60. The computer-readable medium of claim 59, wherein the single VLC table comprises one of the VLC tables specified in CAVLC as defined in ITU-T
H.264/MPEG-4, Part 10, Advanced Video Coding (AVC) standard.

61. A device for decoding video data using scalable video coding, the device comprising:

first means for decoding a base layer bit stream to obtain a video block at a first quality; and second means for decoding an enhancement layer bit stream to obtain refinements of the video block that, when combined with the video block decoded at the first quality, result in the video block having a second quality, wherein the refinements comprise at least one of additional coefficients and refinements to existing coefficients, and wherein the second decoding means decodes, for each nonzero coefficient of the refinements of the video block, a symbol indicating there is at least one remaining nonzero coefficient, a run length indicating a number of zero valued coefficients preceding the nonzero coefficient and a sign of the nonzero coefficient; and means for setting a magnitude of each nonzero coefficient equal to one.
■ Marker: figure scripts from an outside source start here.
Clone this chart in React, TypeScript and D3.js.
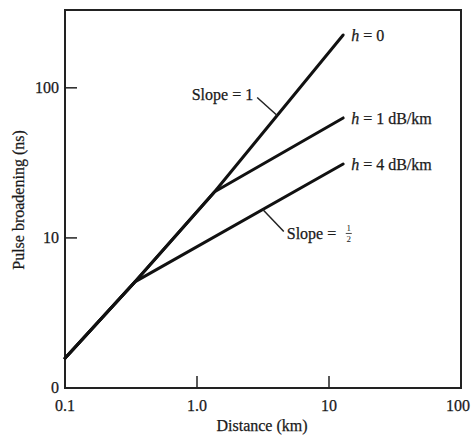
import React from "react";
import * as d3 from "d3";

const W = 471;
const H = 436;

// Series (distance km, pulse broadening ns)
const seriesNames = ["h = 0", "h = 1 dB/km", "h = 4 dB/km"];
const seriesH0: [number, number][] = [[0.1, 1.58], [0.338, 5.09], [1.36, 20.3], [12.8, 225]];
const seriesH1: [number, number][] = [[0.1, 1.58], [0.338, 5.09], [1.36, 20.3], [12.8, 63]];
const seriesH4: [number, number][] = [[0.1, 1.58], [0.338, 5.09], [12.8, 31.1]];
const allSeries = [seriesH0, seriesH1, seriesH4];

const xTicks = [0.1, 1, 10, 100];
const xTickLabels = ["0.1", "1.0", "10", "100"];
const yTicks = [1, 10, 100];
const yTickLabels = ["0", "10", "100"];

// annotation anchor points on the lines (distance values)
const slope1AnchorX = 4.05;
const slopeHalfAnchorX = 3.15;

export default function App() {
  const x = d3.scaleLog().domain([0.1, 100]).range([65, 461]);
  const y = d3.scaleLog().domain([1, 330]).range([388, 10]);
  const line = d3
    .line<[number, number]>()
    .x((d) => x(d[0]))
    .y((d) => y(d[1]));

  const font = "'Liberation Serif', 'DejaVu Serif', serif";
  const fs = 16;
  const ink = "#1a1a1a";

  const valueAt = (s: [number, number][], xv: number) => {
    for (let i = 0; i < s.length - 1; i++) {
      const [x0, y0] = s[i];
      const [x1, y1] = s[i + 1];
      if (xv >= x0 && xv <= x1) {
        const t = (Math.log(xv) - Math.log(x0)) / (Math.log(x1) - Math.log(x0));
        return Math.exp(Math.log(y0) + t * (Math.log(y1) - Math.log(y0)));
      }
    }
    return s[s.length - 1][1];
  };

  const a1x = x(slope1AnchorX);
  const a1y = y(valueAt(seriesH0, slope1AnchorX));
  const a2x = x(slopeHalfAnchorX);
  const a2y = y(valueAt(seriesH4, slopeHalfAnchorX));

  const [x0, x1] = x.range();
  const [yb, yt] = y.range();

  const textProps = { fill: ink, stroke: ink, strokeWidth: 0.25 };

  return (
    <svg
      width={W}
      height={H}
      style={{ position: "absolute", left: 0, top: 0, background: "#fff" }}
      fontFamily={font}
    >
      <rect x={0} y={0} width={W} height={H} fill="#fff" />
      {/* frame */}
      <rect
        x={x0}
        y={yt}
        width={x1 - x0}
        height={yb - yt}
        fill="none"
        stroke="#222"
        strokeWidth={2}
      />
      {/* x ticks */}
      {xTicks.map((t, i) => {
        const last = i === xTicks.length - 1;
        return (
          <g key={"xt" + i}>
            {i > 0 && !last && (
              <line x1={x(t)} x2={x(t)} y1={yb} y2={yb - 12} stroke="#222" strokeWidth={1.5} />
            )}
            <text
              x={last ? W - 1 : x(t)}
              y={yb + 23}
              textAnchor={last ? "end" : "middle"}
              fontSize={fs}
              {...textProps}
            >
              {xTickLabels[i]}
            </text>
          </g>
        );
      })}
      {/* y ticks */}
      {yTicks.map((t, i) => (
        <g key={"yt" + i}>
          {i > 0 && (
            <line x1={x0} x2={x0 + 12} y1={y(t)} y2={y(t)} stroke="#222" strokeWidth={1.5} />
          )}
          <text x={x0 - 6} y={y(t) + 5} textAnchor="end" fontSize={fs} {...textProps}>
            {yTickLabels[i]}
          </text>
        </g>
      ))}
      <text x={262} y={431} textAnchor="middle" fontSize={fs} {...textProps}>
        Distance (km)
      </text>
      <text
        transform={`translate(24,200) rotate(-90)`}
        textAnchor="middle"
        fontSize={fs}
        {...textProps}
      >
        Pulse broadening (ns)
      </text>
      {/* series */}
      {allSeries.map((s, i) => (
        <path key={"s" + i} d={line(s) || ""} fill="none" stroke="#111" strokeWidth={3} strokeLinecap="round" strokeLinejoin="round" />
      ))}
      {/* series labels */}
      {allSeries.map((s, i) => {
        const e = s[s.length - 1];
        const parts = seriesNames[i].split(" ");
        return (
          <text key={"l" + i} x={x(e[0]) + 8} y={y(e[1]) + 6} fontSize={fs} {...textProps}>
            <tspan fontStyle="italic">{parts[0]}</tspan>
            <tspan>{" " + parts.slice(1).join(" ")}</tspan>
          </text>
        );
      })}
      {/* annotations */}
      <line x1={a1x} y1={a1y} x2={a1x - 20} y2={a1y - 18} stroke="#222" strokeWidth={1.5} />
      <text x={a1x - 24} y={a1y - 15} textAnchor="end" fontSize={fs} {...textProps}>
        Slope = 1
      </text>
      <line x1={a2x} y1={a2y} x2={a2x + 21} y2={a2y + 22} stroke="#222" strokeWidth={1.5} />
      <text x={a2x + 24} y={a2y + 30} fontSize={fs} {...textProps}>
        Slope =
      </text>
      <text x={a2x + 24 + 62} y={a2y + 22} fontSize={9} fill={ink} textAnchor="middle">
        1
      </text>
      <line x1={a2x + 83} x2={a2x + 89} y1={a2y + 24} y2={a2y + 24} stroke={ink} strokeWidth={0.8} />
      <text x={a2x + 24 + 62} y={a2y + 33} fontSize={9} fill={ink} textAnchor="middle">
        2
      </text>
    </svg>
  );
}
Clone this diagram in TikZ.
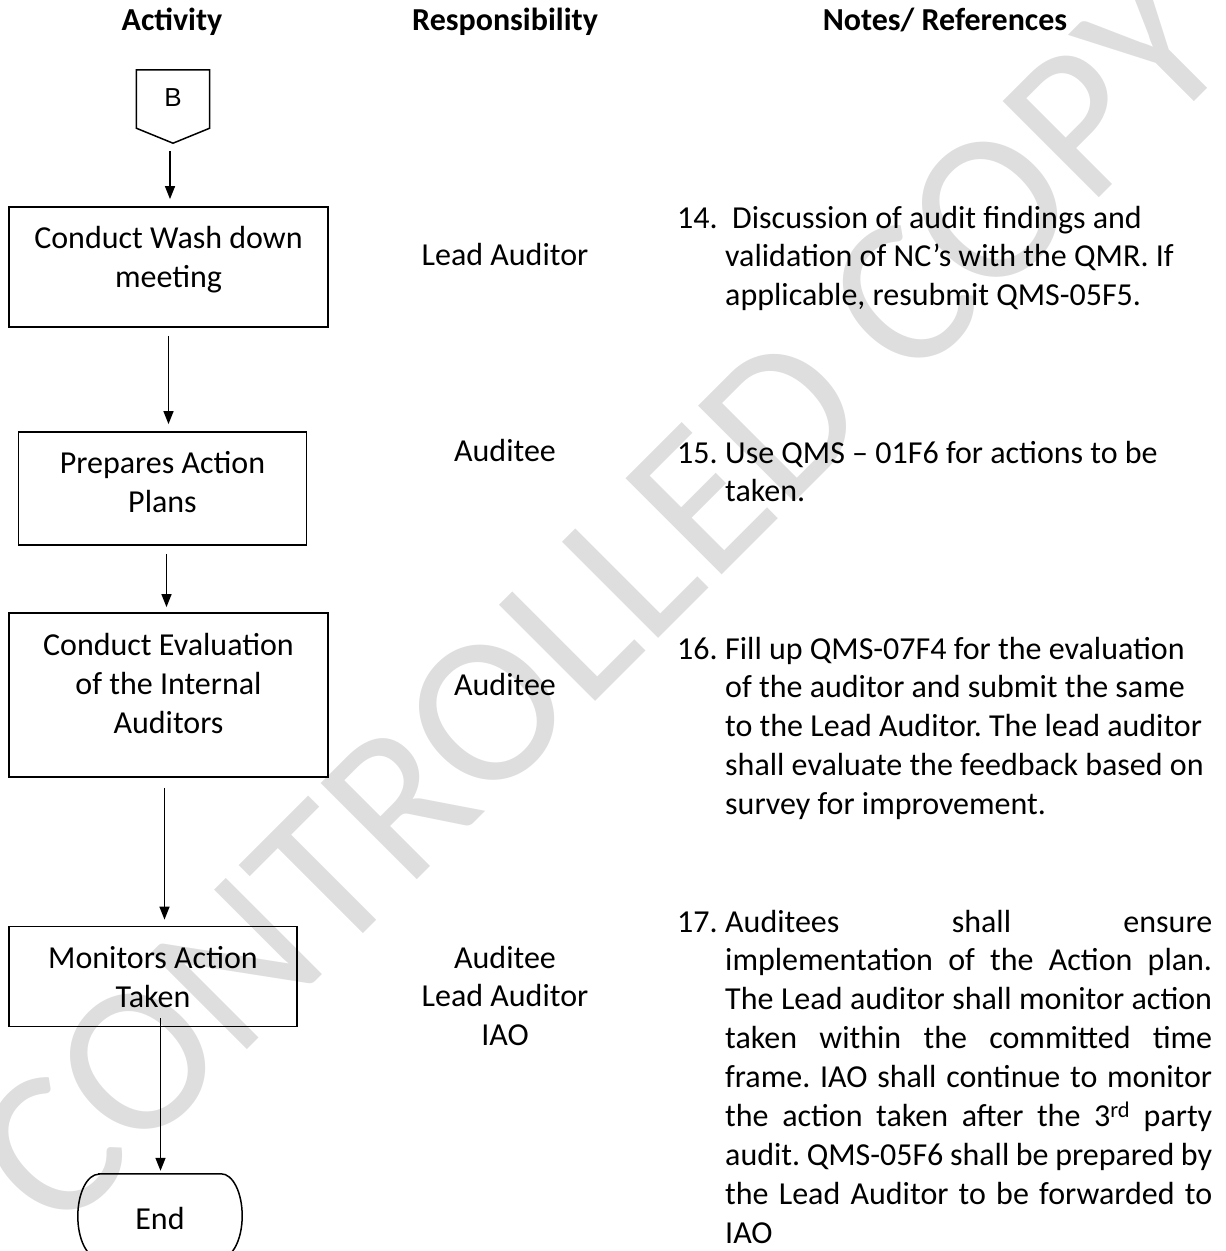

62 62. The device of claim 61, wherein the second decoding means decodes a symbol following a last nonzero coefficient that indicates that there are no remaining nonzero coefficients in the refinements of the video block.

63. The device of claim 62, further comprising means for generating a vector of coefficients for the refinements of the video block using the decoded run of each coefficient, the sign of each coefficient and the symbol indicating that there are no remaining nonzero coefficients.

64. The device of claim 61, wherein the second decoding means decodes the refinements of the video block without accessing coefficient information of the video block encoded at the first quality.

65. The device of claim 61, wherein the second decoding means decodes the refinements of the video block using only a single variable length coding (VLC) table.

66. The device of claim 65, wherein the single VLC table comprises one of the VLC tables specified in CAVLC as defined in ITU-T H.264/MPEG-4, Part 10, Advanced Video Coding (AVC) standard.